Homework #4 for Stat 610

Due Thursday March 22, in class.

1. Recall the example from class.  X_1,...,X_n measure tree height theta,
   and we suppose X_i ~ Normal[theta, theta^2].  We found the MLE

   theta.hat <-  ( -bar X_n + sqrt{ 5 bar X_n^2 + 4 S_n^2  } )/2

   The following 10 heights were measured (ft) on a given tree:

   257.2, 48.8, 214.3, 17.0, 118.6, 178.9, 286.9, 186.1, 229.6, 113.2

   Compute the MLE and an approximate 95% confidence interval for theta.
   

2. Random variables X_1, X_2, ..., X_n are iid from a Negative Binomial
   distribution, with mean lambda>0 and shape alpha > 0.  Recall
   X_i may be constructed as a Poisson distributed variable with
   mean lambda*z_i, and with z_i the realization of 
   Z_i ~ Gamma( alpha, alpha ).  
   a. Derive expressions for E(X_i) and var(X_i).
   b. With bar X_n and S^2_n the sample mean and variance respectively,
      obtain a formula for a method of moments estimator of lambda
      and alpha.
   c. Write the likelihood, log likelihood, and score function for
      the parameters alpha and lambda. Show that the MLE of lambda
      is bar X_n.  Although there is no closed formula solution for 
      the MLE of alpha, a solution may be derived by Newton's method
      or some related method given a data set.

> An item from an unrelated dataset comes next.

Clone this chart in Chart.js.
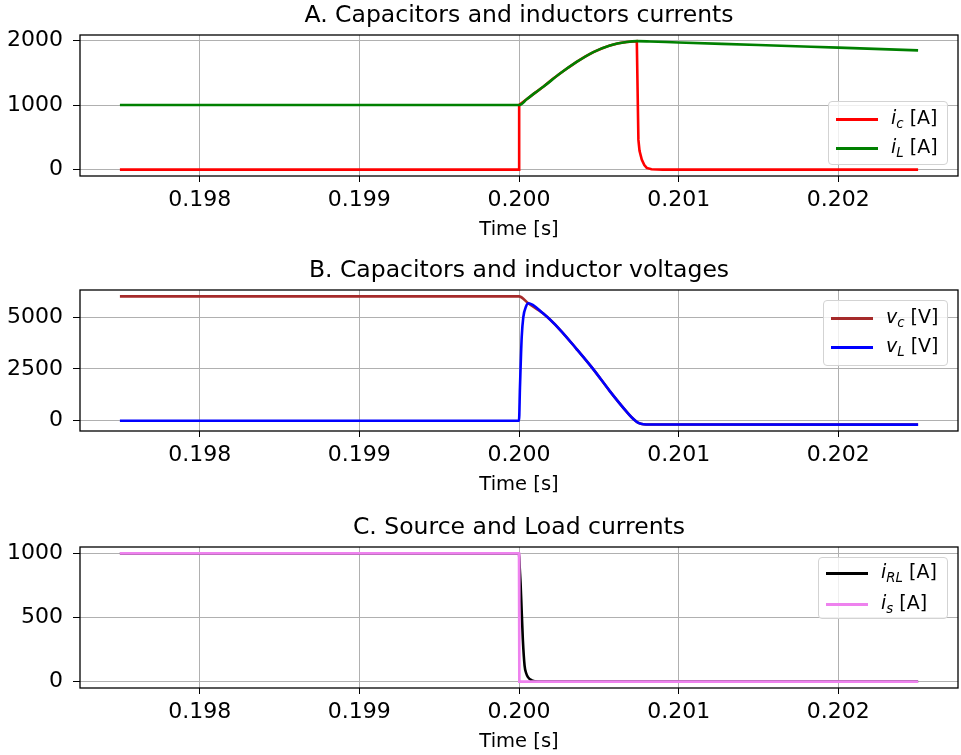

   d. Adapt the R source below to simulate B negative binomial 
      data sets, in order to compare the method of moments estimator
      of alpha with the MLE.

      #####################################################
      B <- 1000
      n <- 20
      alpha <- 3
      lambda <- 10
      alpha.mom <- numeric(B)
      alpha.mle <- numeric(B)

      for( b in 1:B )
       {
        z <- rgamma(n,shape=alpha,rate=alpha)
	x <- rpois(n,lambda=z*lambda)
	lambda.hat <- mean(x)
	alpha.mom[b] <- ** from part (b) above **
	alpha.mle[b] <- ** result of some optimization **
	print(b)
       }
      summary(alpha.mom)
      summary(alpha.mle)
      #####################################################


3. Consider a one-parameter exponential family in the natural
   parameterization. That is, X has density/mass function

    f(x;eta) = h(x) exp[ eta T(x) - A(eta) ]

   a. Establish an expression for var[ T(X) ] in terms of A(eta).
   b. A function g(eta) for which g''(eta) > 0 at all eta
      is necessarily convex.  Show that the negative loglikelihood for
      eta is a convex function.

4. a.  Show  that g(x) = x^p is convex when p >=1, for x >= 0.
   b.  Let x_1, x_2, ..., x_n denote positive real numbers.
       Show that 

         (1/n) sum_{i=1}^n x_i  >= ( prod_{i=1}^n x_i )^(1/n)

5. Consider data X and missing data Z, for which we have a joint
   probability model f(x,z;theta).  The log likelihood of interest is
   l(theta) = log f(x;theta), based on the marginal distribution of 
   X taken at the observed value x.  For an initial guess of the
   parameter, theta1, construct

   J(theta,theta1) = E_theta1[  log f( X, Z ; theta ) | X=x ]

   which is constructed during the E-step of the EM algorithm.
   Define

   h(theta,theta1) = J(theta,theta1) - J(theta1,theta1) + l(theta1)

   a. Show that

   h(theta,theta1) = E_theta1 { log [  f(X,Z;theta)/f(X,Z;theta1) ] | X=x } +
                     l(theta1)

   b. Use Jensen's inequality and facts about conditional distributions
   to show that

   h(theta,theta1) <= l(theta) for all theta.

   Since the M-step maximizes J, it also maximizes h.  Thus the
   M-step is an instance of optimization transfer, producing a 
   new point theta2 for which l(theta2) >= l(theta1).